I'd answer truthfully but not bring it up on my own. Let the adjuster handle the claim as they see fit.
Posted: 01 Nov 2007 11:59 Post Subject:
It is illegal/against the law in many states now to talk on a cell phone while driving. In some states it is against the law for a driver under the age of 21/18 to talk on the phone while driving.
Posted: 01 Nov 2007 03:59 Post Subject:
Well, not "many". Only one that I could find and I'm not 100% it's a total ban (New York). Several other states have made it illegal only if your not using a headset. But several other _states_ have made laws stating that individual municipalities _cannot_ make laws against this.
It's just more political posturing. Politicians introduce bills like these to make it look like they are working and to get their name out in public. If you don't make the correct laws, it's really just a joke. Example: New Hampshire at least got it right in making other things like eating and drinking while driving illegal as well (but they don't require the use of seat belts, huh). As I mentioned above, is it any less distracting to have a conversation with someone who is in the vehicle? Where are the studies on this? What about radios? I can rememeber stories from adjusters who had many claims when people were adjusting their radios. How about adjusting MP3 players and Ipods? Heck, most states don't make it illegal for drivers to watch TV while driving. Lastly, why allow cell use when using a headset? How is this less distracting?

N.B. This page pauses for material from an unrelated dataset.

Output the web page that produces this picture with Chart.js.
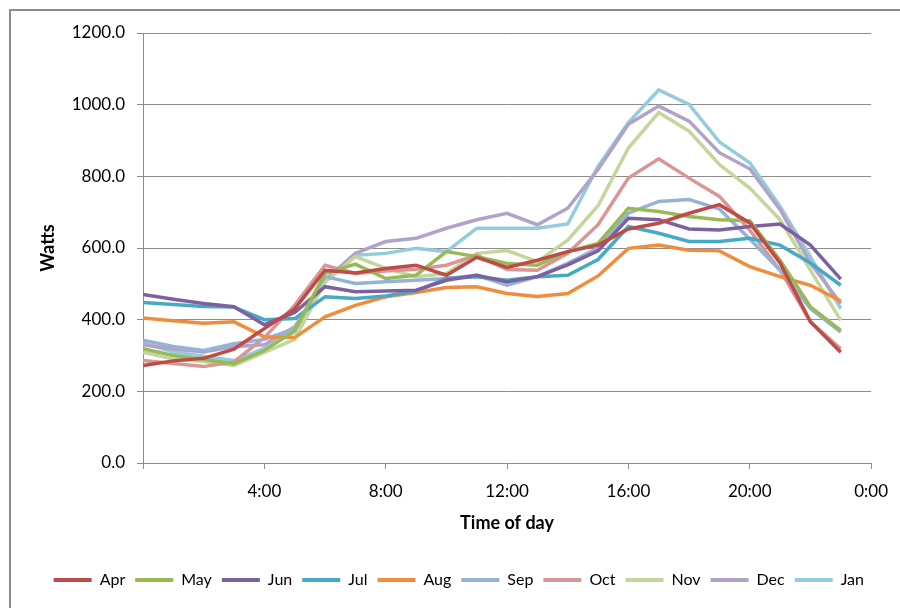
<!DOCTYPE html>
<html>
<head>
<meta charset="utf-8">
<script src="https://cdn.jsdelivr.net/npm/chart.js@4"></script>
<style>
  html, body { margin: 0; padding: 0; background: #fff; }
  #wrap { position: relative; width: 900px; height: 608px; overflow: hidden; }
  #frame { position: absolute; left: 9px; top: 9px; width: 1000px; height: 700px; border: 2px solid #8c8c8c; }
  canvas { position: absolute; left: 0; top: 0; }
</style>
</head>
<body>
<div id="wrap">
  <div id="frame"></div>
  <canvas id="chart" width="900" height="608"></canvas>
</div>
<script>
// hourly readings, 0:00 .. 23:00
const hours = [0, 1, 2, 3, 4, 5, 6, 7, 8, 9, 10, 11, 12, 13, 14, 15, 16, 17, 18, 19, 20, 21, 22, 23];

const apr = [272, 285, 292, 318, 375, 430, 538, 530, 543, 552, 524, 574, 546, 566, 590, 608, 653, 669, 697, 721, 670, 558, 394, 309];
const may = [319, 300, 289, 277, 314, 370, 529, 555, 515, 524, 590, 576, 557, 552, 590, 613, 711, 702, 688, 679, 676, 566, 436, 370];
const jun = [470, 457, 445, 436, 386, 420, 492, 478, 480, 482, 510, 524, 506, 520, 553, 592, 683, 679, 653, 650, 660, 667, 608, 513];
const jul = [448, 442, 437, 435, 400, 403, 464, 459, 466, 480, 515, 520, 510, 520, 524, 568, 660, 641, 618, 618, 627, 608, 558, 496];
const aug = [405, 397, 390, 394, 352, 350, 408, 440, 464, 476, 490, 492, 473, 465, 473, 522, 599, 608, 594, 592, 548, 520, 496, 452];
const sep = [343, 325, 314, 333, 345, 375, 520, 501, 506, 510, 515, 524, 496, 520, 557, 600, 697, 730, 735, 709, 625, 538, 431, 365];
const oct = [286, 278, 269, 282, 350, 440, 552, 529, 536, 541, 552, 580, 540, 538, 585, 665, 795, 849, 795, 744, 650, 538, 394, 319];
const nov = [309, 290, 283, 272, 309, 345, 505, 576, 543, 520, 529, 585, 593, 562, 622, 718, 879, 978, 926, 833, 767, 679, 538, 398];
const dec = [330, 318, 310, 325, 330, 380, 510, 585, 618, 627, 655, 679, 697, 665, 711, 819, 945, 996, 954, 866, 821, 707, 558, 445];
const jan = [335, 310, 298, 286, 320, 365, 505, 580, 585, 599, 590, 655, 655, 655, 667, 828, 950, 1041, 1001, 896, 838, 716, 576, 431];

const months = ["Apr", "May", "Jun", "Jul", "Aug", "Sep", "Oct", "Nov", "Dec", "Jan"];
const series = [apr, may, jun, jul, aug, sep, oct, nov, dec, jan];
const colors = ["#BE4B48", "#98B954", "#7D60A0", "#46AAC5", "#F18C3A", "#95B3D7", "#D99694", "#C3D69B", "#B3A2C7", "#93CDDD"];

// x axis: hours, labelled every 4h
const xTickValues = [0, 4, 8, 12, 16, 20, 24];
const xTickLabels = ["", "4:00", "8:00", "12:00", "16:00", "20:00", "0:00"];

const FONT = "Lato";
const GREY = "#8c8c8c";

const datasets = months.map((m, i) => ({
  label: m,
  data: series[i].map((v, h) => ({ x: hours[h], y: v })),
  borderColor: colors[i],
  backgroundColor: colors[i],
  borderWidth: 3.5,
  pointRadius: 0,
  tension: 0,
  fill: false,
}));

new Chart(document.getElementById("chart"), {
  type: "line",
  data: { datasets },
  options: {
    responsive: false,
    animation: false,
    layout: { padding: { top: 33, right: 26, left: 0, bottom: 10 } },
    plugins: {
      tooltip: { enabled: false },
      legend: {
        position: "bottom",
        align: "end",
        labels: {
          font: { family: FONT, size: 16 },
          color: "#000",
          boxWidth: 38,
          boxHeight: 4,
          padding: 10,
          generateLabels: (chart) =>
            chart.data.datasets.map((ds, i) => ({
              text: ds.label,
              fillStyle: ds.borderColor,
              strokeStyle: ds.borderColor,
              lineWidth: 0,
              datasetIndex: i,
            })),
        },
      },
    },
    scales: {
      x: {
        type: "linear",
        min: 0,
        max: 24,
        afterBuildTicks: (scale) => {
          scale.ticks = xTickValues.map((v) => ({ value: v }));
        },
        afterFit: (scale) => {
          scale.height = 99;
        },
        ticks: {
          autoSkip: false,
          maxRotation: 0,
          padding: 12,
          color: "#000",
          font: { family: FONT, size: 17 },
          callback: (v) => xTickLabels[xTickValues.indexOf(v)] ?? "",
        },
        grid: {
          drawOnChartArea: false,
          drawTicks: true,
          tickLength: 6,
          color: GREY,
        },
        border: { color: GREY, width: 1 },
        title: {
          display: true,
          text: "Time of day",
          color: "#000",
          font: { family: FONT, size: 18, weight: "bold" },
          padding: { top: 4, bottom: 28 },
        },
      },
      y: {
        min: 0,
        max: 1200,
        afterFit: (scale) => {
          scale.width = 143;
        },
        ticks: {
          stepSize: 200,
          padding: 12,
          color: "#000",
          font: { family: FONT, size: 17 },
          callback: (v) => v.toFixed(1),
        },
        grid: {
          color: GREY,
          tickLength: 6,
        },
        border: { color: GREY, width: 1 },
        title: {
          display: true,
          text: "Watts",
          color: "#000",
          font: { family: FONT, size: 18, weight: "bold" },
          padding: { top: 37, bottom: 0 },
        },
      },
    },
  },
});
</script>
</body>
</html>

Do I think cell phone use contributes to some accidents? Yup. Very few, but yes. I could name _millions_ of things that do. That does not mean we need or should have laws banning them (example: why not make radios illegal). When we find the drivers distracted and it leads to an accident, hold them accountable then. Sorry, one more thing... I think there are some things that save enough lives, like wearing seat belts, that they should be laws. I just think cell phone use is the newest/hippist thing for politicians to use to make it look like they are working.